Corporações policiais e suas famílias têm sido usadas como importantes forças eleitorais, e isso muitas vezes faz com que políticos eleitos evitem lidar com questões-chave para a melhoria da segurança e para a modernização das corporações policiais, pois elas esbarram em fortes interesses corporativos.

A sociedade, em especial as elites, também tem a sua parcela de responsabilidade: não enxerga segurança como um bem público —e isso tem sérias implicações. Na contramão do que recomendam experiências internacionais bem-sucedidas, o Brasil aposta na segregação de espaços e de pessoas como “solução” para a segurança pública.

Optamos pelo caminho inverso ao da convivência. Com a falsa esperança de nos sentirmos mais protegidos, construímos muros, instalamos grades, limitamos experiências ligadas a lazer, educação e trabalho a áreas particulares, e quem pode pagar investe em segurança privada. Essas medidas, compreensíveis pela dimensão do medo da população, têm cunho individualista, não tornarão nosso país mais seguro e restringem nossa liberdade.

E, sem segurança, os altos índices de violência sofrida e percebida pela população acabam sendo terreno fértil para propostas mágicas (que não funcionam), que se resumem no famoso ditado: bandido bom é bandido morto. Isso também aumenta a tolerância com a brutalidade policial e coloca em xeque o uso legítimo da força —essência do Estado democrático de Direito—, e o contrato social. E assim normaliza-se a barbárie.

Neste sentido, a eleição de Jair Bolsonaro é, em parte, um produto da leniência e da negligência de décadas com a segurança pública e não a causa das tensões atuais. Porém, os problemas antigos tomam proporções mais amplas e cada vez mais graves nesse governo.

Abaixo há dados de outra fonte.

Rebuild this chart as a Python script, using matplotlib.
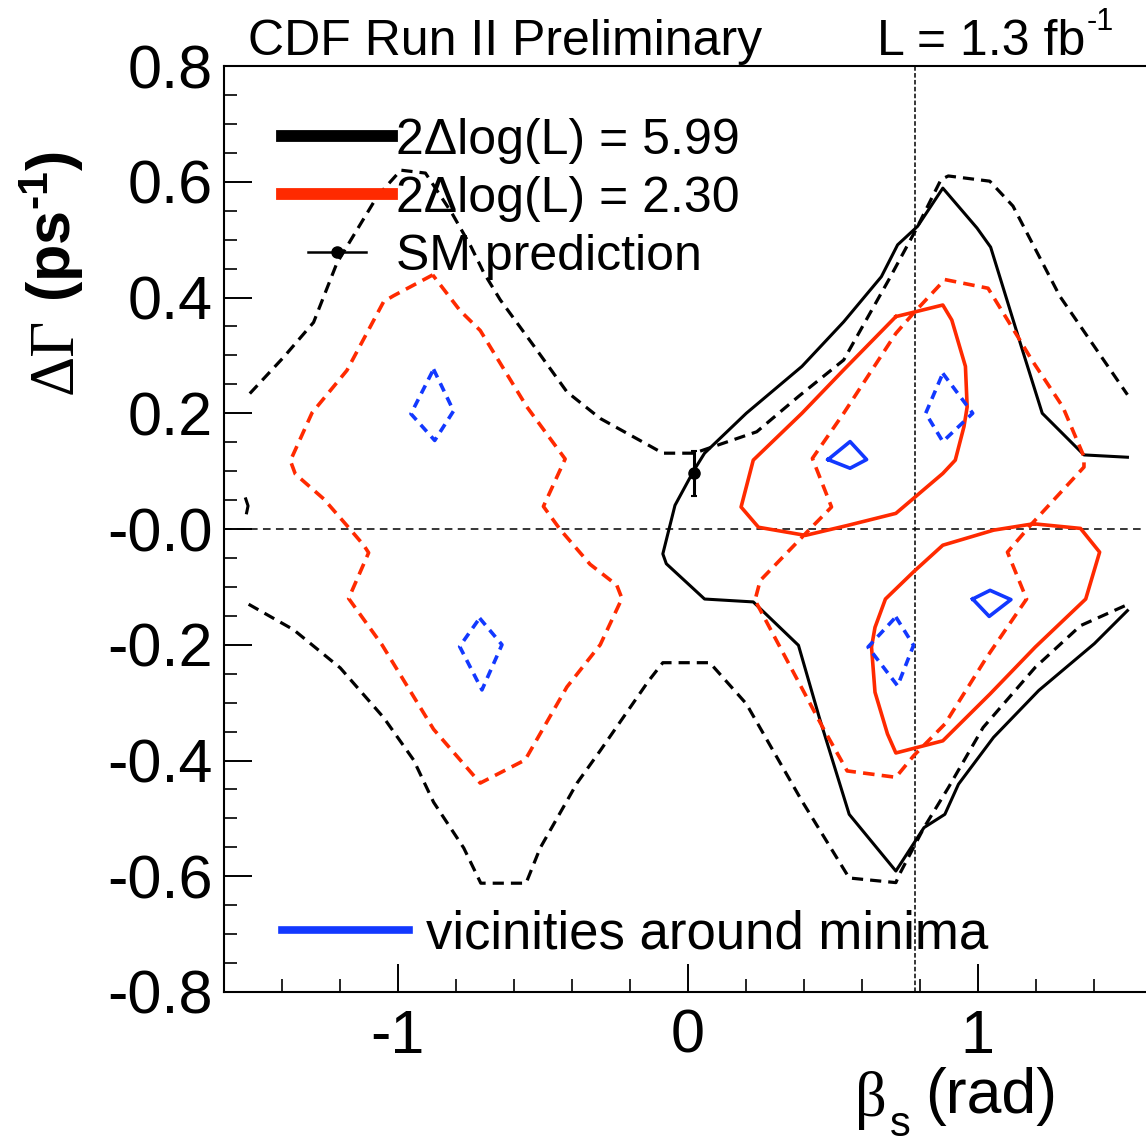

Atualmente há pelo menos três ameaças reais à democracia vindas do campo da segurança que se retroalimentam: a politização das polícias que se agrava a cada eleição; a liberação do porte e de mais calibres de armas —em especial para os caçadores, atiradores, e colecionadores, que encontram em seus membros mais radicais a base fértil para a formação das milícias civis armadas de apoio a um possível governo autoritário; e o resgate de doutrinas militares autoritárias adormecidas desde a ditadura por membros proeminentes de um governo altamente militarizado.

De um lado, se faz urgente uma resposta contundente dos Poderes da República para o fortalecimento do Estado democrático de Direito. De outro, cidadãos precisam eleger representantes preocupados com o bem público que abracem as reais soluções para a segurança pública como prioridade —a começar em 2020 pelos prefeitos. Só assim poderemos resgatar a esperança de um dia viver em um país seguro, justo e livre.